Even if a legally appointed family member or surrogate attempts to enforce these advance directives, the UAGA trumps that right. Aggressive medical treatment with the intent to keep the body alive, under the delusion the donor is dead, will continue. The 2006 UAGA reform requires the treating doctor to notify the regional Organ Procurement Organization (OPO) and begin the harvest process. A person’s desire to be a registered organ donor is now a mandate to donate in most states, regardless of prior directives protected by the PSDA.
When it comes to defining human life, there are fundamentally two views: monism and dualism. Monism is a philosophy of being that says humans are made up of one substance and dualism, two. According to the former, biochemical processes in the body give humans life. In the latter, a spirit or soul animates the body. The Uniform Determination of Death Act (UDDA) is based on monism. Underneath these two positions are numerous subdivisions.

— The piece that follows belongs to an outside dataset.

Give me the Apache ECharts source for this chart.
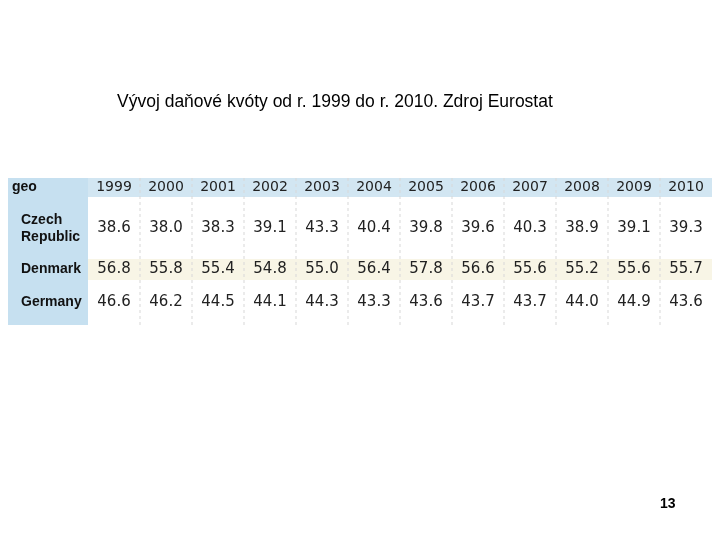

The Bible asserts a dualist view: “Then the LORD God formed a man from the dust of the ground and breathed into his nostrils the breath of life, and the man became a living being” (Gen. 2:7). Humans are “dust,” or body, and “breath of life,” or spirit. Thus, the Christian view is incompatible with monism and the UDDA, which essentially says the brain equals the spirit or soul. According to the Bible, the spirit is distinct from the brain, heart, lungs, etc.
Historically, Christians have gravitated toward Plato or Aristotle to define dualism. Plato taught the body contained the soul, and Aristotle, the soul, “forms” or ensouls the body. Although the views of Plato and Aristotle are not biblical, holding to them didn’t matter much until the advent of life support in the 20th century. The problem for modern Christians is the dualism Plato and Aristotle taught may permit a declaration of death even though biological life is still present in the body.
Holding to the teachings of Plato and Aristotle, it is possible to argue that a non-responsive person with a beating heart dependent on life support is deceased. According to modern interpretations of their dualism, the part that made this person a human has separated from the body. Of course, this is really dualism disguised as monism. The brain is being viewed as the center of life, not a spirit distinct from the brain animating the body. The teachings of Plato and Aristotle are subsumed under the neurological standard of the UDDA.
The Bible is clear, the One who was made in every way like us died a human death (Heb. 4:15; Rom. 5:12; Heb. 2:9). “Jesus,” on the cross, “crying out with a loud voice, said, ‘Father, into your hands I commit my spirit,’ having said this, he breathed his last breath and died” (Luke 23:46). Death occurs after cardiopulmonary function ceases. At this point, the spirit or soul has separated from the body.
The apnea test is the gold standard for determining brain death while people are still on a ventilator. A blood sample is taken from an artery (carries oxygen-rich blood to the body) for this examination. The amount of carbon dioxide in the blood is measured. Then the ventilator is turned off and disconnected. As the carbon dioxide in the arterial blood increases, the person is monitored for breathing (the carbon dioxide in arterial blood stimulates receptors in the brainstem to cause breathing). After the carbon dioxide reaches a certain level in the blood and no visual attempts are made to breathe, brain death is diagnosed. The person is now legally dead in the United States and may be plundered for organs.
However, the apnea test itself can cause damage to the critically ill person and misdiagnosis. Rising levels of carbon dioxide in arterial blood cause dilation or opening of the arteries, contributing to increased blood flow and swelling in the brain. The result is intensified intra-cranial pressure on the brain enclosed in the skull, which destroys neurons (nerve cells), and this causes stress on the brainstem (where breathing is regulated). The apnea test increases pressure and swelling in the brain, essentially reversing the primary goal of reducing injury to the brainstem to permit normal breathing. The result of the apnea test is increased harm to the vulnerable person and an inability to inhale.